David Gistau
El Mundo, 16.06.2009
EL ENCUENTRO de 'El Follonero' y Otegi sentados sobre los peldaños de una escalera poco tuvo que ver con el de los Panteras Negras y Leonard Bernstein en un lujoso ático de Manhattan. Para Tom Wolfe, que elogió los canapés servidos por Bernstein y la cortesía de índice tieso con que discurrió el descubrimiento mutuo de dos ambientes sociales antagónicos, los Panteras eran unos malotes de atrezo con los cuales era fácil e inofensivo para los marxistas rococó rebajar el complejo de culpa burgués y dejarse arrastrar por la fascinación intelectual ante una violencia sin cadáveres. Algo semejante a lo que nuestros turistas de la utopía siempre buscaron en la selva Lacandona, entre poemas, cananas decorativas y escopetas de corcho.
Mayor es la dificultad moral que representa Otegi, símbolo y ariete político de una violencia con estela de cadáveres por quien El Follonero, sin renunciar al colegueo, se dejó impartir lecciones de política civilizada y sobre cómo instruir al pueblo español en cultura democrática. El simpático reportero, que no en vano había ido a hacer humor y a ser guay, en ningún momento cometió con su invitado la insolencia de preguntar a partir de cuántos tiros en la nuca puede darse por asimilada la lección de cultura democrática. O qué dosis es necesaria de extorsiones y secuestros como aquellos en los que el propio Otegi participó cuando aún era un terrorista alborotado sin posibilidad alguna de pasar por hombre de paz ni de protagonizar divertimentos tan superficiales que ni siquiera reparan en las honduras de un dolor mucho más definitivo y cierto que cualquier fascinación intelectual.

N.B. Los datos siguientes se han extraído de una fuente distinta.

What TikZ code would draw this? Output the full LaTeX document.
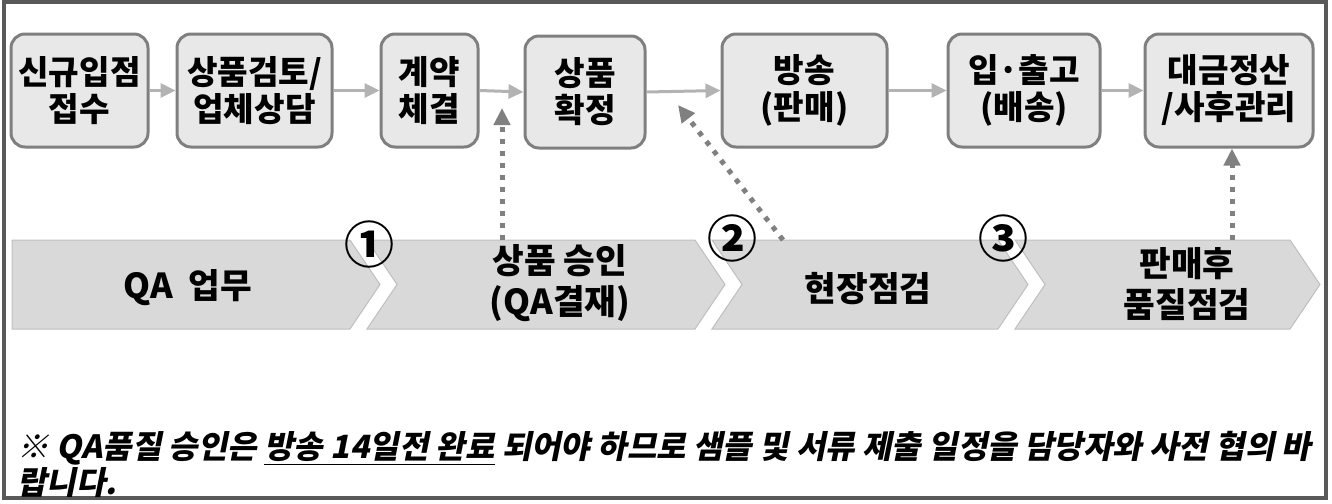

A El Follonero se le sienta al lado Otegi y su principal preocupación es averiguar si España podría contar en Eurovisión con los 12 puntos ofrecidos por un País Vasco independiente. Muy graciosa la pregunta, e igual de útil para evitarse problemas que la partida de tute no interrumpida de Azpeitia. Es probable que El Follonero jamás hubiera dado semejante tratamiento a Otegi si no fuera porque la humanización del etarra es una herencia de la pasada legislatura de la cual los afines a la oficialidad no están del todo desprogramados. Pero lo más encantador fue asistir a los escrúpulos de El Follonero cuando se preguntaba si renunciar a coleguear con Otegi sería autocensura. Hasta la democracia más abierta debe identificar a sus enemigos, los que matan a su gente ya sea en la teoría o en la práctica, y decidir sin remilgos que hay cosas que no se hacen con ellos por respeto a tanta sangre derramada. Por ejemplo, chistes.